The details of life in that year come thick throughout the main part of the book. Astrology was promoted, but some monks and teachers thought it was bunk. People took part in religious rituals, but one prior wrote, "There are many people who do not believe that God exists... that the universe has always been as it is now and is ruled by chance rather than Providence." No one knows how many the "many people" were. There were English colonies as far away as Alexandria. Summers were warmer by one centigrade degree than they are now, with milder winters and lower rainfall. If you were right handed, you would write with a quill from the left wing of a goose (and vice versa) so that the feather would curve outwards when you wrote. Wolves roamed the forests which covered nearly a third of England. Men wore underwear but women didn't. Hay was used for toilet paper. Chess was played with enthusiasm but with simpler rules than now. Adulterers would be whipped naked through the streets. This is a lively history, and fun to read.

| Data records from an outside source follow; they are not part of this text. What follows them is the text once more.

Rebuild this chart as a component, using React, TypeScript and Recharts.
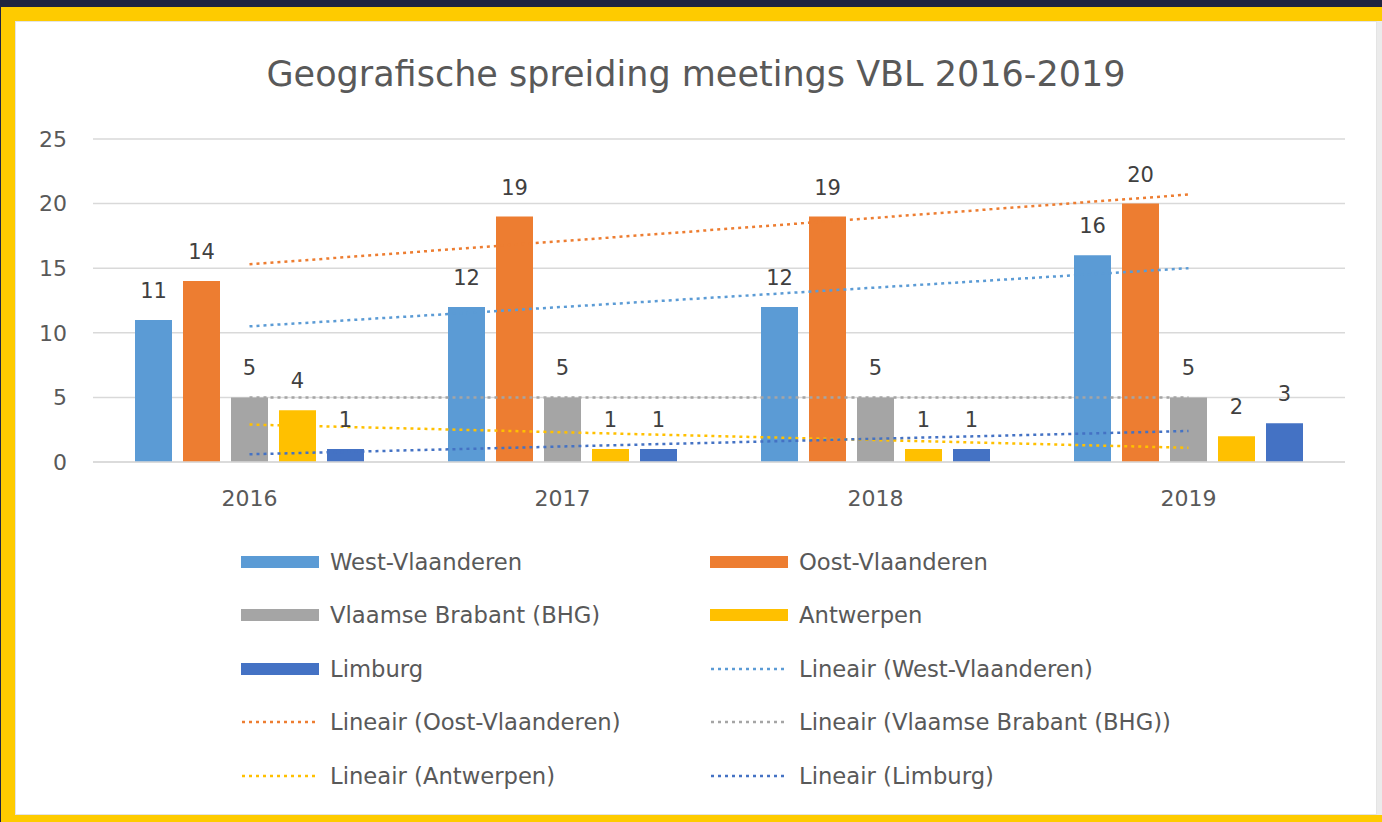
import React from 'react';
import { ComposedChart, Bar, Line, XAxis, YAxis, CartesianGrid, Legend, LabelList } from 'recharts';

const years = ['2016', '2017', '2018', '2019'];
const westVlaanderen = [11, 12, 12, 16];
const oostVlaanderen = [14, 19, 19, 20];
const vlaamsBrabant = [5, 5, 5, 5];
const antwerpen = [4, 1, 1, 2];
const limburg = [1, 1, 1, 3];

// linear trend lines (Excel "Lineair" trendlines)
const trendWest = [10.5, 12, 13.5, 15];
const trendOost = [15.3, 17.1, 18.9, 20.7];
const trendBrabant = [5, 5, 5, 5];
const trendAntwerpen = [2.9, 2.3, 1.7, 1.1];
const trendLimburg = [0.6, 1.2, 1.8, 2.4];

const yTicks = [0, 5, 10, 15, 20, 25];

const FONT = '"DejaVu Sans", sans-serif';

const series = [
  { key: 'west', name: 'West-Vlaanderen', color: '#5b9bd5' },
  { key: 'oost', name: 'Oost-Vlaanderen', color: '#ed7d31' },
  { key: 'brabant', name: 'Vlaamse Brabant (BHG)', color: '#a5a5a5' },
  { key: 'antwerpen', name: 'Antwerpen', color: '#ffc000' },
  { key: 'limburg', name: 'Limburg', color: '#4472c4' },
];

const data = years.map((year, i) => ({
  year,
  west: westVlaanderen[i],
  oost: oostVlaanderen[i],
  brabant: vlaamsBrabant[i],
  antwerpen: antwerpen[i],
  limburg: limburg[i],
  trendWest: trendWest[i],
  trendOost: trendOost[i],
  trendBrabant: trendBrabant[i],
  trendAntwerpen: trendAntwerpen[i],
  trendLimburg: trendLimburg[i],
}));

const trendKeys = ['trendWest', 'trendOost', 'trendBrabant', 'trendAntwerpen', 'trendLimburg'];

const legendItems = [
  ...series.map((s) => ({ name: s.name, color: s.color, dotted: false })),
  ...series.map((s) => ({ name: `Lineair (${s.name})`, color: s.color, dotted: true })),
];

const LegendContent = () => (
  <div
    style={{
      display: 'grid',
      gridTemplateColumns: '469px 1fr',
      gridAutoRows: '53.5px',
      paddingLeft: 241,
      fontFamily: FONT,
      fontSize: 22.7,
      color: '#595959',
    }}
  >
    {legendItems.map((it) => (
      <div key={it.name} style={{ display: 'flex', alignItems: 'center' }}>
        <svg width={78} height={14} style={{ marginRight: 11, flex: 'none' }}>
          {it.dotted ? (
            <line x1={1} y1={7} x2={78} y2={7} stroke={it.color} strokeWidth={2.5} strokeDasharray="3 4" />
          ) : (
            <rect x={0} y={1} width={78} height={12} fill={it.color} />
          )}
        </svg>
        <span style={{ whiteSpace: 'nowrap' }}>{it.name}</span>
      </div>
    ))}
  </div>
);

export default function App() {
  return (
    <div style={{ position: 'absolute', left: 0, top: 0, width: 1382, height: 822, overflow: 'hidden', background: '#fecb00' }}>
      <div style={{ position: 'absolute', left: 0, top: 0, width: 1382, height: 7, background: '#1f2440' }} />
      <div style={{ position: 'absolute', left: 0, top: 0, width: 1, height: 822, background: '#1f2440' }} />
      <div style={{ position: 'absolute', left: 1377, top: 21, width: 5, height: 794, background: '#ebebeb' }} />
      <div
        style={{
          position: 'absolute',
          left: 15,
          top: 21,
          width: 1360,
          height: 792,
          background: '#ffffff',
          border: '1px solid #e4e4e4',
        }}
      />
      <div
        style={{
          position: 'absolute',
          left: 15,
          top: 51,
          width: 1362,
          textAlign: 'center',
          fontFamily: FONT,
          fontSize: 35,
          color: '#595959',
          lineHeight: '46px',
        }}
      >
        Geografische spreiding meetings VBL 2016-2019
      </div>
      <div style={{ position: 'absolute', left: 0, top: 0 }}>
        <ComposedChart
          width={1382}
          height={822}
          data={data}
          margin={{ top: 139, right: 37, bottom: 320, left: 0 }}
          barCategoryGap={42}
          barGap={11}
        >
          <CartesianGrid vertical={false} stroke="#d9d9d9" strokeWidth={1.5} />
          <XAxis
            dataKey="year"
            height={40}
            axisLine={{ stroke: '#d9d9d9', strokeWidth: 1.5 }}
            tickLine={false}
            tickSize={6}
            tickMargin={22}
            tick={{ fill: '#595959', fontSize: 22, fontFamily: FONT }}
          />
          <YAxis
            width={93}
            domain={[0, 25]}
            ticks={yTicks}
            axisLine={false}
            tickLine={false}
            tickSize={6}
            tickMargin={20}
            tick={{ fill: '#595959', fontSize: 22, fontFamily: FONT }}
          />
          <Legend
            layout="horizontal"
            verticalAlign="middle"
            align="center"
            wrapperStyle={{ left: 0, top: 535, width: 1382 }}
            content={<LegendContent />}
          />
          {series.map((s) => (
            <Bar key={s.key} dataKey={s.key} name={s.name} fill={s.color} isAnimationActive={false}>
              <LabelList
                dataKey={s.key}
                position="top"
                offset={22}
                style={{ fill: '#404040', fontSize: 21, fontFamily: FONT }}
              />
            </Bar>
          ))}
          {series.map((s, i) => (
            <Line
              key={trendKeys[i]}
              dataKey={trendKeys[i]}
              name={`Lineair (${s.name})`}
              stroke={s.color}
              strokeWidth={2.5}
              strokeDasharray="3 4"
              dot={false}
              activeDot={false}
              isAnimationActive={false}
            />
          ))}
        </ComposedChart>
      </div>
    </div>
  );
}
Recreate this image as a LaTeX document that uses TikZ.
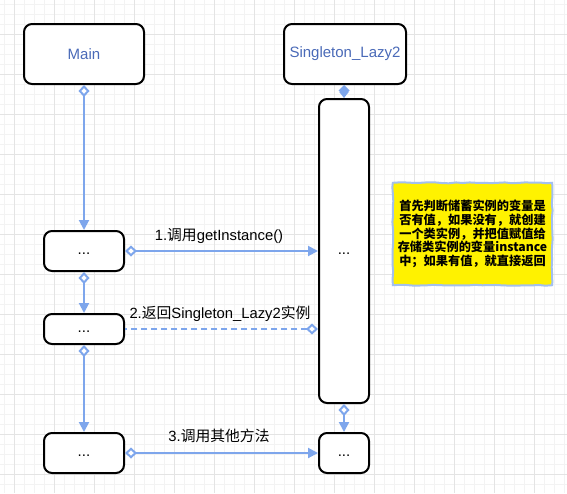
\documentclass[tikz,border=0pt]{standalone}
\usepackage{fontspec}
\setmainfont{Liberation Sans}
\newfontfamily\cjk{Noto Sans CJK SC}
\usetikzlibrary{arrows.meta,decorations.pathmorphing}
\definecolor{lineblue}{HTML}{7EA6EC}
\definecolor{noteblue}{HTML}{A3C0EE}
\definecolor{textblue}{HTML}{4A6AB8}
\definecolor{gridminor}{HTML}{F3F3F3}
\definecolor{gridmajor}{HTML}{E4E4E4}
\begin{document}
\begin{tikzpicture}[x=1pt,y=-1pt,
  box/.style={draw=black, line width=2pt, rounded corners=8pt, fill=white, inner sep=0pt,
    font=\fontsize{15}{17}\selectfont},
  dotbox/.style={box, text height=7pt, text depth=0pt},
  conn/.style={draw=lineblue, line width=2pt,
    {Diamond[fill=white,length=12pt,width=11pt]}-{Triangle[length=10pt,width=10pt]}},
  connfill/.style={draw=lineblue, line width=2pt,
    {Diamond[length=11pt,width=11pt]}-{Triangle[length=6pt,width=9pt]}},
  dconn/.style={draw=lineblue, line width=2pt, dash pattern=on 6pt off 4pt,
    {Diamond[fill=white,length=12pt,width=11pt]}-},
  lbl/.style={font=\fontsize{14.8}{17}\selectfont, text=black, inner sep=0pt},
  notebox/.style={fill=yellow, minimum width=159pt, minimum height=102pt, inner sep=0pt,
    align=center, font=\cjk\bfseries\fontsize{12.2}{13.8}\selectfont}
]
\path[use as bounding box] (0,0) rectangle (567,493);
\fill[white] (0,0) rectangle (567,493);
\foreach \x in {4,14,...,564} \draw[gridminor, line width=0.6pt] (\x,0) -- (\x,493);
\foreach \y in {4,14,...,493} \draw[gridminor, line width=0.6pt] (0,\y) -- (567,\y);
\foreach \x in {14,54,...,564} \draw[gridmajor, line width=0.7pt] (\x,0) -- (\x,493);
\foreach \y in {34,74,...,493} \draw[gridmajor, line width=0.7pt] (0,\y) -- (567,\y);

\node[box, minimum width=120pt, minimum height=60pt, text=textblue] (main) at (84,54) {Main};
\node[box, minimum width=122pt, minimum height=60pt, text=textblue] (single) at (345,54) {Singleton\_Lazy2};
\node[dotbox, minimum width=50pt, minimum height=304pt] (life) at (344,251) {...};
\node[dotbox, minimum width=80pt, minimum height=40pt] (b1) at (84,251) {...};
\node[dotbox, minimum width=80pt, minimum height=30pt] (b2) at (84,329) {...};
\node[dotbox, minimum width=80pt, minimum height=40pt] (b3) at (84,453) {...};
\node[dotbox, minimum width=50pt, minimum height=40pt] (b4) at (344,453) {...};

\draw[conn] (main.south) -- (b1.north);
\draw[connfill] (single.south -| life.north) -- (life.north);
\draw[conn] (b1.east) -- (b1.east -| life.west);
\draw[conn] (b1.south) -- (b2.north);
\draw[dconn] (b2.east -| life.west) -- (b2.east);
\draw[conn] (b2.south) -- (b3.north);
\draw[conn] (life.south) -- (b4.north);
\draw[conn] (b3.east) -- (b4.west);

\node[lbl] (l1) at (219,236) {1.{\cjk 调用}getInstance()};
\node[lbl] (l2) at (220,314) {2.{\cjk 返回}Singleton\_Lazy2{\cjk 实例}};
\node[lbl] (l3) at (219,436) {3.{\cjk 调用其他方法}};

\node[notebox] (note) at (472.5,234) {首先判断储蓄实例的变量是\\否有值，如果没有，就创建\\一个类实例，并把值赋值给\\存储类实例的变量instance\\中；如果有值，就直接返回};
\draw[noteblue, line width=2pt, decorate, decoration={random steps, segment length=7pt, amplitude=0.5pt}]
  (note.north west) -- (note.north east) -- (note.south east) -- (note.south west) -- cycle;
\end{tikzpicture}
\end{document}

It concludes with the actual signing of the Magna Carta itself and its effects. The rebellion by the barons in 1215 was quite different from the many rebellions against previous kings. Those involved fighting to restore a particular monarch to the throne. The barons had no such champion; the focus of their revolt was simply a program of reform. The document itself consists of 63 clauses, the first ten of which (and many of the subsequent ones) have only to do with maintaining the barons' property rights. There are ringing, lofty expressions of principle, but they are late in the charter, and while they are what we revere it for, they were evidently not uppermost on the minds of the barons. This does not matter, really; "To no one will we sell, to no one will we deny or delay right or justice" and that no one will have action against him "... except by the lawful judgement of his peers or by the law of the land" were important principles then and now. The Magna Carta was intended as a peace treaty, but John was eager to wiggle out of it any way he could, and was helped by the Pope, who declared the Magna Carta null and void. The all-out civil war that followed was capped by John's death a year later from dysentery. The Magna Carta was reissued, as it was again in 1225, and it is the 1225 text that entered the statute books. It was this version that bad kings had to reaffirm; public cries after royal infringements, for instance, forced Edward I to confirm the charter in 1297. This spirited introduction to thirteenth century history shows that the Magna Carta thus may be more eternally important not as a foundation for specific rights, but as the primal symbol for struggle against tyranny.